Depuis mardi, le gouvernement amorce un changement de pied dans sa manière d'adresser le sujet. Au Sénat en début d'après-midi ce mercredi, Édouard Philippe a reconnu que les pouvoirs publics ne savaient pas encore tout des conséquences de l'incendie de l'usine.
"Les analyses sont en cours et (...) il va falloir les poursuivre et pendant longtemps. (...) Ce que nous savons, d'ores et déjà, sur la qualité de l'air, c'est que tous les prélèvements dans l'air dont nous disposons à cette heure et qui sont publics font apparaître un état habituel de la qualité de l'air", a-t-il déclaré dans l'hémicycle de la Chambre haute.
L'heure est donc à la modestie. De quoi rassurer un parlementaire LaREM, d'après qui "le gouvernement aurait dû immédiatement reconnaître la gravité de l'incendie, s'engager sur la transparence totale et demander calmement aux Français de lui laisser trois jours pour faire toute la lumière".
Autre mot d'ordre, semble-t-il, celui consistant à louer le travail des pompiers et des services de l'État sur place. Au Sénat, Élisabeth Borne - qui subit là son baptême du feu, sans mauvais jeu de mot - a fait référence à la fuite de gaz qui a émané de l'usine Lubrizol en 2013, avec des mauvaises odeurs senties jusqu'à Paris et en Grande-Bretagne.

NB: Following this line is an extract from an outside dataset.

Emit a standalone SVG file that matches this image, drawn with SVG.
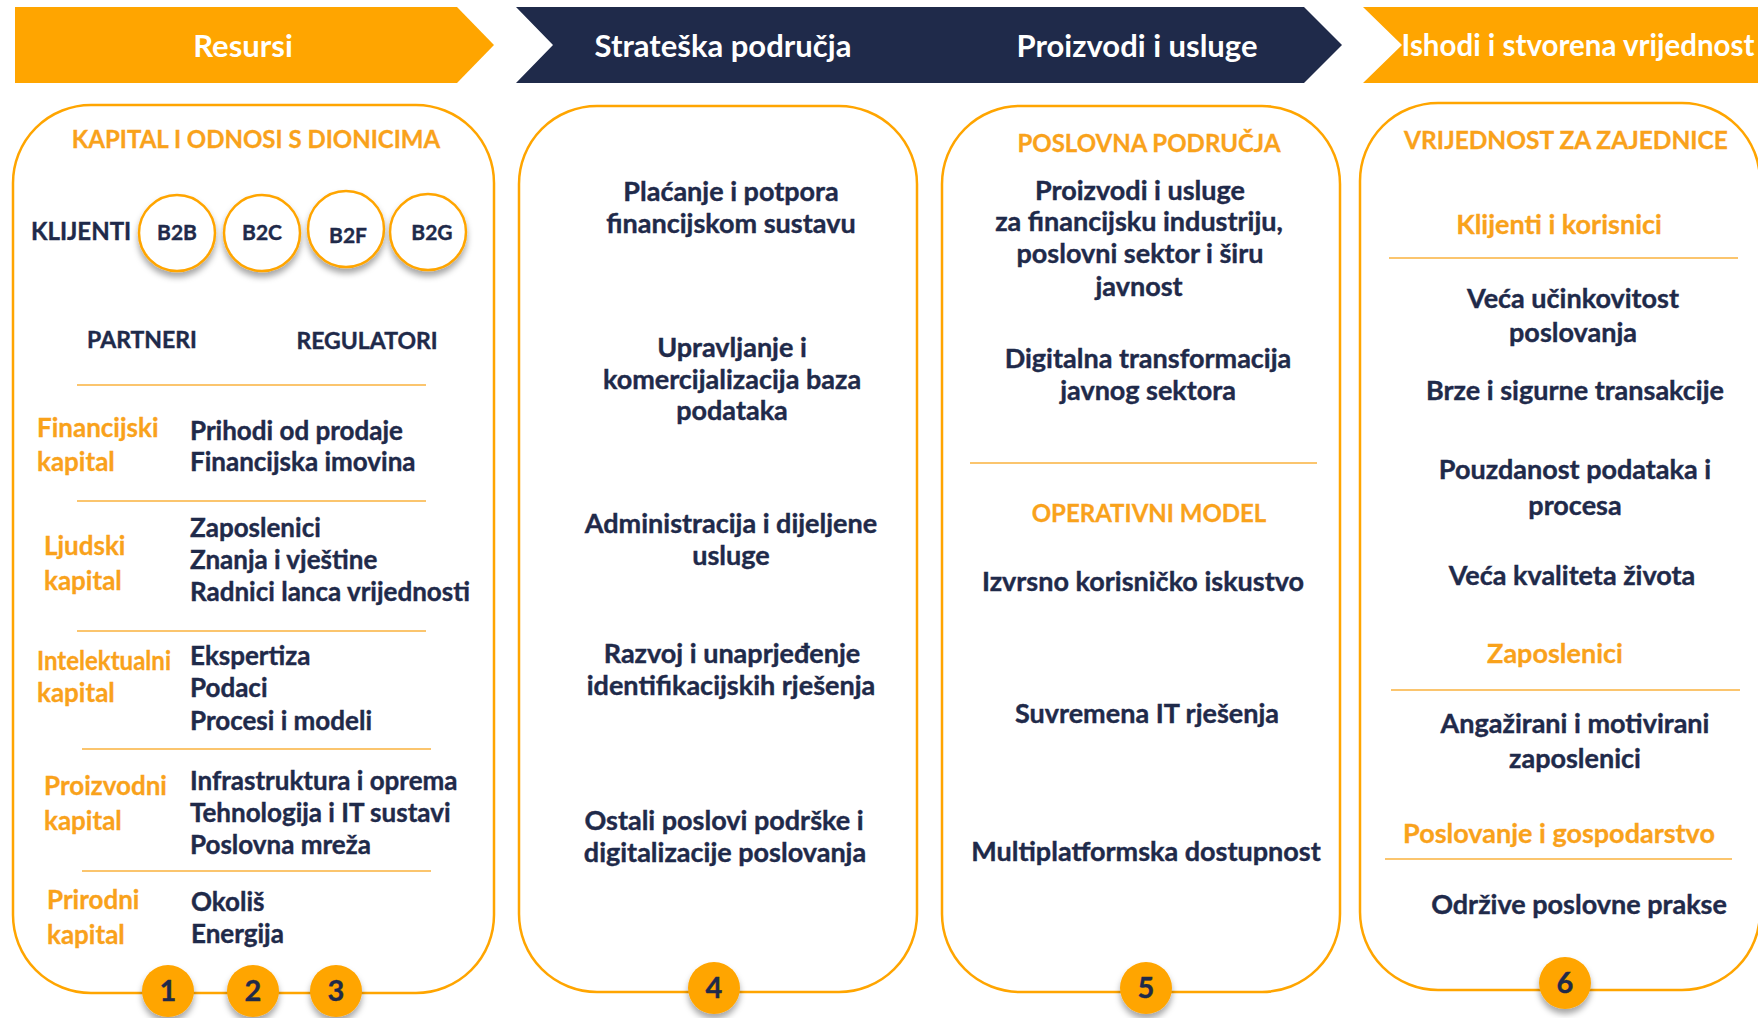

"Dans une catastrophe telle que celle que nous avons connue à Rouen, nous aurons encore à progresser. Nous aurons à examiner (...) pourquoi cet incendie s'est déclaré, dans un site qui est pourtant très surveillé: 39 inspections ont été réalisées depuis 2013, 10 au cours des deux dernières années. Mais forcément, cet incendie n'aurait pas dû se produire", a reconnu la ministre de la Transition écologique et solidaire.